* _What the task asks_:
Set down each line of the data below exactly as it stands, dropping the pictures.
──────── Raw data
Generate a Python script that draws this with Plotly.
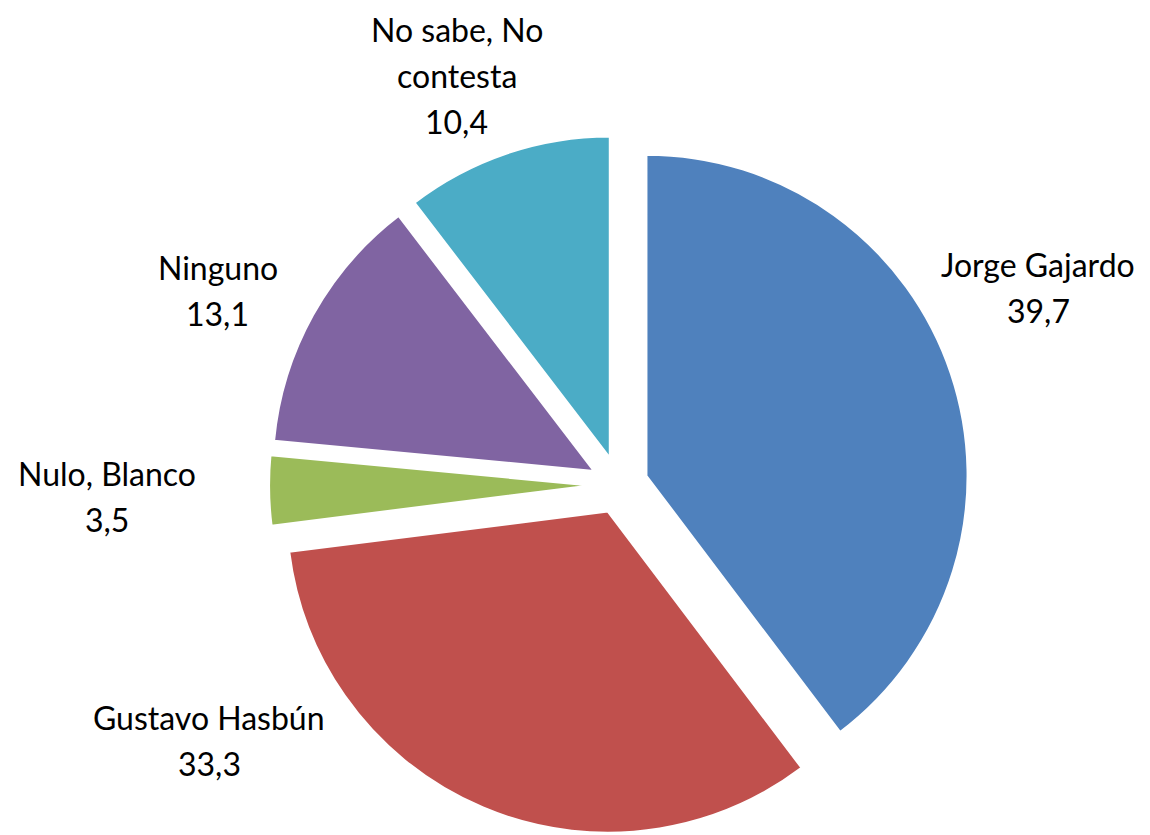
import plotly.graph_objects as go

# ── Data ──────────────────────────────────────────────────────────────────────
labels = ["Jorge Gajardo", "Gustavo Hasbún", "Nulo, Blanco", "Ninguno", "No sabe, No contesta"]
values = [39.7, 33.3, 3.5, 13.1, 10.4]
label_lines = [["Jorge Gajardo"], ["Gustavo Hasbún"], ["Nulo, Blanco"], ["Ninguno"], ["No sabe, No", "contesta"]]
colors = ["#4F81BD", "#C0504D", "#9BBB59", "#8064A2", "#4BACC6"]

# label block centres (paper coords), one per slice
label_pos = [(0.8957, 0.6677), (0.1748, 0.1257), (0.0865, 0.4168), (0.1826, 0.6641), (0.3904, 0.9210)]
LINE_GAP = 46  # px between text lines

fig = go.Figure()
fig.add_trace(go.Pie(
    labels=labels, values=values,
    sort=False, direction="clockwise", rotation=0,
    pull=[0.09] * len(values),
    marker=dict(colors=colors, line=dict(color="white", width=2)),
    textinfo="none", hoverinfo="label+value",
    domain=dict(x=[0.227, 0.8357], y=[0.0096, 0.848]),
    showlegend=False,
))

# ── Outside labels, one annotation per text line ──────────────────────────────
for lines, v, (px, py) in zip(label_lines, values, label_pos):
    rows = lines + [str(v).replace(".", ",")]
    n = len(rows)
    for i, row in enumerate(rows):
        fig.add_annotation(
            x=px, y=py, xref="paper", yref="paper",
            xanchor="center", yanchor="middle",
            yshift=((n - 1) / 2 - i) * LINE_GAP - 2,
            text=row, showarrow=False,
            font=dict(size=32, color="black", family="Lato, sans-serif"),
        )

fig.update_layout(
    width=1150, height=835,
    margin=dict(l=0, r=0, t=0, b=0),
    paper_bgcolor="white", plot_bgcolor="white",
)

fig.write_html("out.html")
────────────────
* _Exercise response_:
Generate a Python script that draws this with Plotly.
import plotly.graph_objects as go

# ── Data ──────────────────────────────────────────────────────────────────────
labels = ["Jorge Gajardo", "Gustavo Hasbún", "Nulo, Blanco", "Ninguno", "No sabe, No contesta"]
values = [39.7, 33.3, 3.5, 13.1, 10.4]
label_lines = [["Jorge Gajardo"], ["Gustavo Hasbún"], ["Nulo, Blanco"], ["Ninguno"], ["No sabe, No", "contesta"]]
colors = ["#4F81BD", "#C0504D", "#9BBB59", "#8064A2", "#4BACC6"]

# label block centres (paper coords), one per slice
label_pos = [(0.8957, 0.6677), (0.1748, 0.1257), (0.0865, 0.4168), (0.1826, 0.6641), (0.3904, 0.9210)]
LINE_GAP = 46  # px between text lines

fig = go.Figure()
fig.add_trace(go.Pie(
    labels=labels, values=values,
    sort=False, direction="clockwise", rotation=0,
    pull=[0.09] * len(values),
    marker=dict(colors=colors, line=dict(color="white", width=2)),
    textinfo="none", hoverinfo="label+value",
    domain=dict(x=[0.227, 0.8357], y=[0.0096, 0.848]),
    showlegend=False,
))

# ── Outside labels, one annotation per text line ──────────────────────────────
for lines, v, (px, py) in zip(label_lines, values, label_pos):
    rows = lines + [str(v).replace(".", ",")]
    n = len(rows)
    for i, row in enumerate(rows):
        fig.add_annotation(
            x=px, y=py, xref="paper", yref="paper",
            xanchor="center", yanchor="middle",
            yshift=((n - 1) / 2 - i) * LINE_GAP - 2,
            text=row, showarrow=False,
            font=dict(size=32, color="black", family="Lato, sans-serif"),
        )

fig.update_layout(
    width=1150, height=835,
    margin=dict(l=0, r=0, t=0, b=0),
    paper_bgcolor="white", plot_bgcolor="white",
)

fig.write_html("out.html")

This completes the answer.